We recommend a three-tier review habit to keep your team aligned:
- Weekly Sync (Internal Team): Spend 30 minutes on "workflow hygiene." Are your UTMs correct? Are the profile links pointing to the right offers? Are we missing any scheduled reminders for upcoming product launches? This is where you fix coordination debt before it snowballs.
- Bi-Weekly Impact Pulse (Management): This is your bridge to leadership. Drop the fluff. Focus on one metric: Cost per qualified lead (CPQL) via social. Show them where the money is going and what it is returning.
- Monthly Strategy Audit (Brand/Stakeholders): This is the only time you look at "reach." Use this session to review long-term sentiment and brand health, not to justify last week's post.
Decision check: If a recurring report takes more than two hours to compile, you are over-indexing on volume and under-indexing on automation.
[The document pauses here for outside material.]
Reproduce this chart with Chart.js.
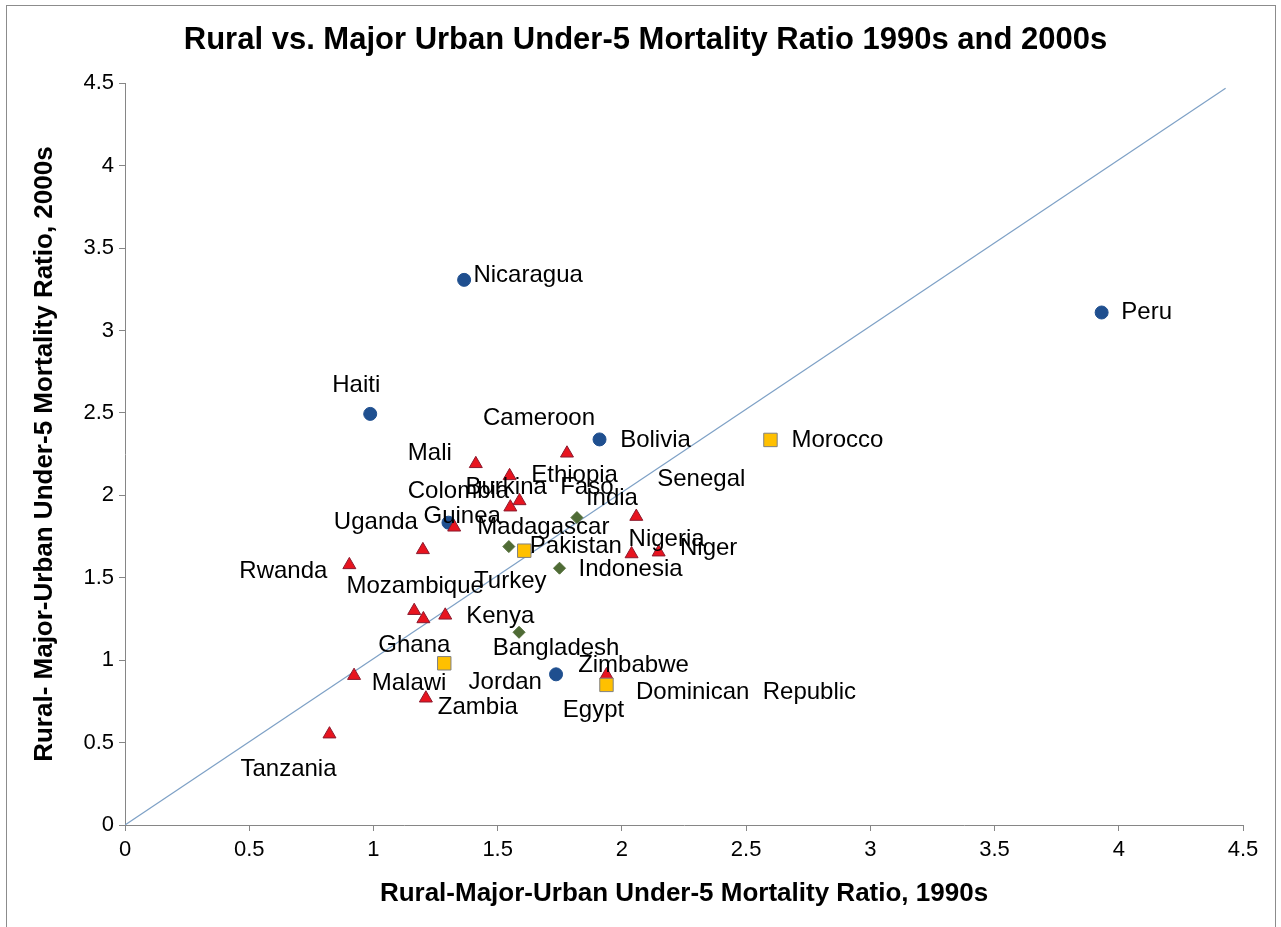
<!DOCTYPE html>
<html><head><meta charset="utf-8">
<script src="https://cdn.jsdelivr.net/npm/chart.js@4.4.0/dist/chart.umd.min.js"></script>
<style>
html,body{margin:0;padding:0;background:#fff;}
#wrap{position:relative;width:1281px;height:927px;overflow:hidden;}
canvas{display:block;}
#frame{position:absolute;left:6px;top:5px;width:1270px;height:940px;border:1px solid #8c8c8c;box-sizing:border-box;pointer-events:none;}
</style></head>
<body><div id="wrap"><canvas id="c" width="1281" height="927"></canvas><div id="frame"></div></div>
<script>
// ---- Data (Rural/Major-Urban under-5 mortality ratio: x = 1990s, y = 2000s) ----
const latinNames = ["Nicaragua", "Haiti", "Bolivia", "Peru", "Colombia", "Dominican  Republic"];
const latinX = [1.365, 0.987, 1.910, 3.931, 1.302, 1.735];
const latinY = [3.307, 2.494, 2.339, 3.109, 1.834, 0.914];

const africaNames = ["Cameroon", "Mali", "Ethiopia", "Burkina  Faso", "Madagascar", "Guinea", "Senegal", "Uganda", "Nigeria", "Niger", "Rwanda", "Mozambique", "Ghana", "Kenya", "Malawi", "Zimbabwe", "Zambia", "Tanzania"];
const africaX = [1.779, 1.412, 1.548, 1.588, 1.551, 1.325, 2.058, 1.199, 2.039, 2.148, 0.903, 1.164, 1.201, 1.289, 0.922, 1.938, 1.211, 0.823];
const africaY = [2.255, 2.191, 2.118, 1.966, 1.928, 1.806, 1.871, 1.669, 1.644, 1.655, 1.578, 1.300, 1.250, 1.272, 0.906, 0.910, 0.769, 0.551];

const asiaNames = ["India", "Pakistan", "Indonesia", "Bangladesh"];
const asiaX = [1.819, 1.545, 1.749, 1.586];
const asiaY = [1.865, 1.689, 1.558, 1.169];

const menaNames = ["Morocco", "Turkey", "Jordan", "Egypt"];
const menaX = [2.598, 1.607, 1.285, 1.938];
const menaY = [2.336, 1.664, 0.981, 0.850];

const refLineX = [0, 4.43];
const refLineY = [0, 4.47];

const xTicks = [0, 0.5, 1, 1.5, 2, 2.5, 3, 3.5, 4, 4.5];
const yTicks = [0, 0.5, 1, 1.5, 2, 2.5, 3, 3.5, 4, 4.5];

// ---- Label placement (pixel offsets from each marker, styling only) ----
const latinLabelOffsets = [[64,-4],[-14,-29],[56,1],[45,0],[10,-31],[190,18]];
const africaLabelOffsets = [[-28,-35],[-46,-10],[65,0],[20,-14],[33,20],[8,-11],[65,-37],[-47,-27],[35,-15],[50,-4],[-66,6],[1,-24],[-9,26],[55,1],[55,8],[27,-10],[52,9],[-41,35]];
const asiaLabelOffsets = [[35,-19],[67,0],[71,1],[37,16]];
const menaLabelOffsets = [[67,0],[-14,31],[61,19],[-13,25]];

const pts = (xs, ys) => xs.map((x, i) => ({x: x, y: ys[i]}));

const labelPlugin = {
  id: 'pointNameLabels',
  afterDatasetsDraw(chart) {
    const ctx = chart.ctx;
    ctx.save();
    ctx.font = '24px "Liberation Sans", Arial, sans-serif';
    ctx.fillStyle = '#000';
    ctx.textAlign = 'center';
    ctx.textBaseline = 'middle';
    chart.data.datasets.forEach((ds, i) => {
      if (!ds.names) return;
      const meta = chart.getDatasetMeta(i);
      meta.data.forEach((el, j) => {
        const o = ds.labelOffsets[j];
        ctx.fillText(ds.names[j], el.x + o[0], el.y + o[1]);
      });
    });
    ctx.restore();
  }
};

const axisGray = '#868686';
const FONT = '"Liberation Sans", Arial, sans-serif';

new Chart(document.getElementById('c'), {
  type: 'scatter',
  data: {
    datasets: [
      { label: 'Reference', type: 'line', data: pts(refLineX, refLineY), borderColor: '#7ea1c6', borderWidth: 1.2, pointRadius: 0, fill: false, order: 5 },
      { label: 'Latin America & Caribbean', data: pts(latinX, latinY), names: latinNames, labelOffsets: latinLabelOffsets,
        pointStyle: 'circle', pointRadius: 6.5, backgroundColor: '#1f4f8f', borderColor: '#1f4f8f', borderWidth: 1, order: 4 },
      { label: 'Sub-Saharan Africa', data: pts(africaX, africaY), names: africaNames, labelOffsets: africaLabelOffsets,
        pointStyle: 'triangle', pointRadius: 7.5, backgroundColor: '#e8141f', borderColor: '#8b1a2e', borderWidth: 1, order: 3 },
      { label: 'Asia', data: pts(asiaX, asiaY), names: asiaNames, labelOffsets: asiaLabelOffsets,
        pointStyle: 'rectRot', pointRadius: 6, backgroundColor: '#4f6b35', borderColor: '#4f6b35', borderWidth: 1, order: 2 },
      { label: 'Middle East & North Africa', data: pts(menaX, menaY), names: menaNames, labelOffsets: menaLabelOffsets,
        pointStyle: 'rect', pointRadius: 9.5, backgroundColor: '#ffc000', borderColor: '#808080', borderWidth: 1, order: 1 }
    ]
  },
  options: {
    responsive: false,
    animation: false,
    devicePixelRatio: 1,
    layout: { padding: { left: 48, right: 38, top: 0, bottom: 0 } },
    plugins: {
      legend: { display: false },
      tooltip: { enabled: false },
      title: {
        display: true,
        text: 'Rural vs. Major Urban Under-5 Mortality Ratio 1990s and 2000s',
        color: '#000',
        font: { family: FONT, size: 31, weight: 'bold', lineHeight: 1.2 },
        padding: { top: 22, bottom: 24 }
      }
    },
    scales: {
      x: {
        type: 'linear', min: 0, max: 4.5,
        afterBuildTicks: (s) => { s.ticks = xTicks.map(v => ({value: v})); },
        afterFit: (s) => { s.height = 102; },
        grid: { display: true, drawOnChartArea: false, drawTicks: true, tickLength: 6, color: axisGray },
        border: { display: true, color: axisGray, width: 1 },
        ticks: { color: '#000', font: { family: FONT, size: 22 }, padding: 6, callback: (v) => String(v) },
        title: { display: true, text: 'Rural-Major-Urban Under-5 Mortality Ratio, 1990s', color: '#000',
                 font: { family: FONT, size: 26, weight: 'bold', lineHeight: 1.2 }, padding: { top: 0, bottom: 18 } }
      },
      y: {
        type: 'linear', min: 0, max: 4.5,
        afterBuildTicks: (s) => { s.ticks = yTicks.map(v => ({value: v})); },
        afterFit: (s) => { s.width = 77; },
        grid: { display: true, drawOnChartArea: false, drawTicks: true, tickLength: 6, color: axisGray },
        border: { display: true, color: axisGray, width: 1 },
        ticks: { color: '#000', font: { family: FONT, size: 22 }, padding: 5, callback: (v) => String(v) },
        title: { display: true, text: 'Rural- Major-Urban Under-5 Mortality Ratio, 2000s', color: '#000',
                 font: { family: FONT, size: 26, weight: 'bold', lineHeight: 1.2 }, padding: { top: -19, bottom: 0 } }
      }
    }
  },
  plugins: [labelPlugin]
});
</script>
</body></html>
At Mydrop, we use Calendar reminders to turn these reviews into non-negotiable commitments. By attaching the specific analytics reports to a calendar reminder, you ensure that every stakeholder has the data before the meeting, not during it. It keeps everyone honest and prevents the "let me get back to you on that" loop that plagues enterprise marketing.
Conclusion
The shift from reach to impact is rarely about technical skill. It is about the courage to stop reporting the easy numbers that don't matter to the CFO.
You do not need more content to grow. You need more clarity on why your existing content exists. Once you start showing leadership the direct line between a post, a link, and a closed deal, the conversation changes from "why aren't we growing faster?" to "how much more budget can you handle?"
Stop chasing the algorithm and start tracking your own business pipeline. Your team, your budget, and your stress levels will thank you.